To: combjelly who wrote (388586)6/4/2008 7:59:52 PM
From: i-node  Read Replies (1) | Respond to of 1573921
 
Why was it irresponsible?

Because it chipped away, just a little more, at the framer's intent. The framers never anticipated that highly qualified individuals like Roberts would be borked. Each time it is done, it makes it easier for the Left to justify borking the next one.

Borking is a technique applied only by liberals, never by conservatives. It is frustrating to watch it, but conservatives tend to put the Constitution before the need for political power, while liberals consistently put the quest for political power ahead of the preservation of the Constitution.

You know this, how? They saw the process as a collaborative one.
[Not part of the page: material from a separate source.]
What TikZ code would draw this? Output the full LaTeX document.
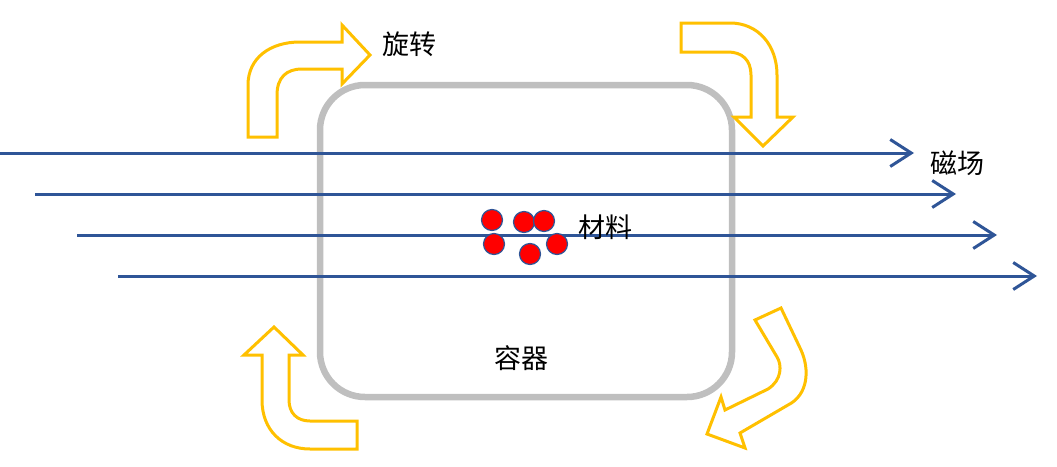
\documentclass[tikz,border=0pt]{standalone}
\usepackage{fontspec}
\setmainfont{Noto Sans CJK SC}
\definecolor{fieldblue}{RGB}{47,85,151}
\definecolor{wall}{RGB}{191,191,191}
\definecolor{turn}{RGB}{255,192,0}
\usepackage{tikz}
\usetikzlibrary{arrows.meta,positioning}
\tikzset{
  vessel/.style={draw=wall, line width=6.5pt, rounded corners=45pt,
                 minimum width=412pt, minimum height=312pt, inner sep=0pt},
  field/.style={fieldblue, line width=3pt,
                -{Straight Barb[length=21pt, width=27pt]}},
  grain/.style={circle, fill=red, draw=fieldblue, line width=1.2pt,
                minimum size=21pt, inner sep=0pt},
  turnarrow/.style={draw=turn, line width=3pt, fill=white, line join=miter},
  tag/.style={font=\fontsize{27}{32}\selectfont, inner sep=0pt},
}

\begin{document}
\begin{tikzpicture}[x=1pt, y=-1pt]
        \useasboundingbox (0,0) rectangle (1057,466);
        % container
        \node[vessel] (cont) at (526,241) {};
        % magnetic field lines
        \coordinate (f1s) at (0,153);   \coordinate (f1e) at (914,153);
        \coordinate (f2s) at (35,194);  \coordinate (f2e) at (956,194);
        \coordinate (f3s) at (77,235);  \coordinate (f3e) at (997,235);
        \coordinate (f4s) at (118,276); \coordinate (f4e) at (1037,276);
        \draw[field] (f1s) -- (f1e);
        \draw[field] (f2s) -- (f2e);
        \draw[field] (f3s) -- (f3e);
        \draw[field] (f4s) -- (f4e);
        % material grains
        \node[grain] (g1) at (492,220) {};
        \node[grain] (g2) at (524,222) {};
        \node[grain] (g3) at (544,221) {};
        \node[grain] (g4) at (494,244) {};
        \node[grain] (g5) at (557,244) {};
        \node[grain] (g6) at (530,254) {};
        % rotation arrows
        \draw[turnarrow] (248,137) -- (248,85) .. controls (248,58) and (270,42) .. (300,42)
          -- (342,42) -- (342,25) -- (370,55) -- (342,84) -- (342,69) -- (302,69)
          .. controls (286,69) and (277,78) .. (277,95) -- (277,137) -- cycle;
        \draw[turnarrow] (681,23) -- (730,23) .. controls (758,23) and (777,45) .. (777,75)
          -- (777,117) -- (793,117) -- (763,146) -- (734,117) -- (751,117) -- (751,75)
          .. controls (751,60) and (742,52) .. (728,52) -- (681,52) -- cycle;
        \draw[turnarrow] (357,449) -- (310,449) .. controls (282,449) and (262,430) .. (262,400)
          -- (262,355) -- (244,355) -- (274,327) -- (303,355) -- (289,355) -- (289,400)
          .. controls (289,413) and (297,421) .. (310,421) -- (357,421) -- cycle;
        \draw[turnarrow] (755,320) -- (781,308) -- (801,350) .. controls (810,370) and (808,395) .. (788,405)
          -- (740,433) -- (745,448) -- (707,434) -- (721,397) -- (725,410) -- (768,389)
          .. controls (782,380) and (782,365) .. (777,357) -- cycle;
        % labels
        \node[tag] (rot) at (409,44) {旋转};
        \node[tag] (mag) at (957,163) {磁场};
        \node[tag] (mat) at (605,227) {材料};
        \node[tag] (vtxt) at (521,358) {容器};
      \end{tikzpicture}
\end{document}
I, too, have read the Federalist, from start to finish. There is simply NO WAY you can claim Hamilton envisioned a "collaborative process". The following comments from Hamilton make it totally clear that you're dead wrong:

"Appointment is the responsibility of the president... there would always be great probability of having the place [the presidency] supplied by a man of abilities, at least respectable. Premising this, I proceed to lay it down as a rule, that one man of discernment is better fitted to analyze and estimate the peculiar qualities adapted to particular offices, than a body of men of equal or perhaps even of superior discernment."

---

The person ultimately appointed must be the object of his [the President’s] preference, though perhaps not in the first degree. It is also not very probable that his nomination would often be overruled. The Senate could not be tempted, by the preference they might feel to another, to reject the one proposed; because they could not assure themselves, that the person they might wish would be brought forward by a second or by any subsequent nomination. They could not even be certain, that a future nomination would present a candidate in any degree more acceptable to them; and as their dissent might cast a kind of stigma upon the individual rejected, and might have the appearance of a reflection upon the judgment of the chief magistrate, it is not likely that their sanction would often be refused, where there were not special and strong reasons for the refusal.

These remarks make it clear that the Senate SHOULD NOT abuse its power, although it stops short of withdrawing the right. It anticipates that the Senate will behave responsibility, and Obama, Clinton, Schumer, the entire lot of them, did just the opposite where Roberts was concerned.